- Request
Extract, in full, the lines below, beginning at the first and ending with the line that contains "ax.spines[side].set_linewidth(1.2)". Pictures do not belong in the copy.

═════ Information shown ═════

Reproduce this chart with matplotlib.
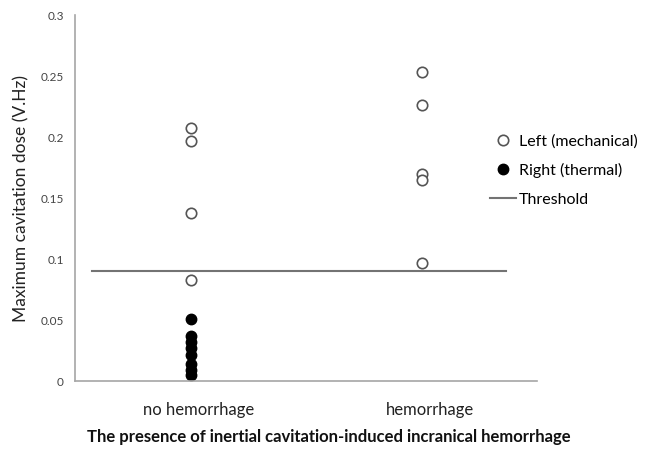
import matplotlib
matplotlib.use("Agg")
import matplotlib.pyplot as plt
import matplotlib.transforms as mtransforms

plt.rcParams["font.family"] = ["Lato", "DejaVu Sans"]

categories = ["no hemorrhage", "hemorrhage"]

# open circles: left hemisphere (mechanical)
left_no = [0.207, 0.197, 0.138, 0.083]
left_yes = [0.253, 0.226, 0.170, 0.165, 0.097]

# filled circles: right hemisphere (thermal)
right_no = [0.051, 0.037, 0.032, 0.027, 0.021, 0.014, 0.009, 0.005]

threshold = 0.09
threshold_x = [0.574, 2.366]

yticks = [0, 0.05, 0.1, 0.15, 0.2, 0.25, 0.3]
ytick_labels = ["0", "0.05", "0.1", "0.15", "0.2", "0.25", "0.3"]

fig = plt.figure(figsize=(6.45, 4.55), dpi=100)
ax = fig.add_axes([0.1163, 0.1626, 0.7163, 0.8044])

ax.plot([1] * len(left_no) + [2] * len(left_yes), left_no + left_yes,
        linestyle="none", marker="o", markersize=7.5,
        markerfacecolor="white", markeredgecolor="#555555",
        markeredgewidth=1.2, label="Left (mechanical)")
ax.plot([1] * len(right_no), right_no,
        linestyle="none", marker="o", markersize=7.5,
        color="black", label="Right (thermal)")
ax.plot(threshold_x, [threshold, threshold], color="#737373",
        linewidth=1.5, label="Threshold")

ax.set_xlim(0.5, 2.5)
ax.set_ylim(0, 0.3)
ax.set_xticks([1, 2])
ax.set_xticklabels(categories, fontsize=12, color="#222222")
ax.set_yticks(yticks)
ax.set_yticklabels(ytick_labels, fontsize=8.5, color="#444444")
ax.tick_params(length=0, pad=8)
ax.tick_params(axis="x", pad=15)

# category labels sit a little right of the points in the original
shift = mtransforms.ScaledTranslation(0.08, 0, fig.dpi_scale_trans)
for lbl in ax.get_xticklabels():
    lbl.set_transform(lbl.get_transform() + shift)

for side in ["top", "right"]:
    ax.spines[side].set_visible(False)
for side in ["left", "bottom"]:
    ax.spines[side].set_color("#a6a6a6")
    ax.spines[side].set_linewidth(1.2)

ax.set_ylabel("Maximum cavitation dose (V.Hz)", fontsize=12.5, color="#222222",
              labelpad=8)
fig.text(0.51, 1 - 437 / 455,
         "The presence of inertial cavitation-induced incranical hemorrhage",
         fontsize=12, fontweight="bold", color="#111111",
         ha="center", va="center")

leg = ax.legend(loc="upper left", bbox_to_anchor=(0.76, 0.705),
                bbox_transform=fig.transFigure, frameon=False,
                fontsize=11.5, handlelength=1.6, handletextpad=0.2,
                labelspacing=0.9, borderaxespad=0, borderpad=0)

fig.savefig("out.png", dpi=100)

═════

- Reply
Reproduce this chart with matplotlib.
import matplotlib
matplotlib.use("Agg")
import matplotlib.pyplot as plt
import matplotlib.transforms as mtransforms

plt.rcParams["font.family"] = ["Lato", "DejaVu Sans"]

categories = ["no hemorrhage", "hemorrhage"]

# open circles: left hemisphere (mechanical)
left_no = [0.207, 0.197, 0.138, 0.083]
left_yes = [0.253, 0.226, 0.170, 0.165, 0.097]

# filled circles: right hemisphere (thermal)
right_no = [0.051, 0.037, 0.032, 0.027, 0.021, 0.014, 0.009, 0.005]

threshold = 0.09
threshold_x = [0.574, 2.366]

yticks = [0, 0.05, 0.1, 0.15, 0.2, 0.25, 0.3]
ytick_labels = ["0", "0.05", "0.1", "0.15", "0.2", "0.25", "0.3"]

fig = plt.figure(figsize=(6.45, 4.55), dpi=100)
ax = fig.add_axes([0.1163, 0.1626, 0.7163, 0.8044])

ax.plot([1] * len(left_no) + [2] * len(left_yes), left_no + left_yes,
        linestyle="none", marker="o", markersize=7.5,
        markerfacecolor="white", markeredgecolor="#555555",
        markeredgewidth=1.2, label="Left (mechanical)")
ax.plot([1] * len(right_no), right_no,
        linestyle="none", marker="o", markersize=7.5,
        color="black", label="Right (thermal)")
ax.plot(threshold_x, [threshold, threshold], color="#737373",
        linewidth=1.5, label="Threshold")

ax.set_xlim(0.5, 2.5)
ax.set_ylim(0, 0.3)
ax.set_xticks([1, 2])
ax.set_xticklabels(categories, fontsize=12, color="#222222")
ax.set_yticks(yticks)
ax.set_yticklabels(ytick_labels, fontsize=8.5, color="#444444")
ax.tick_params(length=0, pad=8)
ax.tick_params(axis="x", pad=15)

# category labels sit a little right of the points in the original
shift = mtransforms.ScaledTranslation(0.08, 0, fig.dpi_scale_trans)
for lbl in ax.get_xticklabels():
    lbl.set_transform(lbl.get_transform() + shift)

for side in ["top", "right"]:
    ax.spines[side].set_visible(False)
for side in ["left", "bottom"]:
    ax.spines[side].set_color("#a6a6a6")
    ax.spines[side].set_linewidth(1.2)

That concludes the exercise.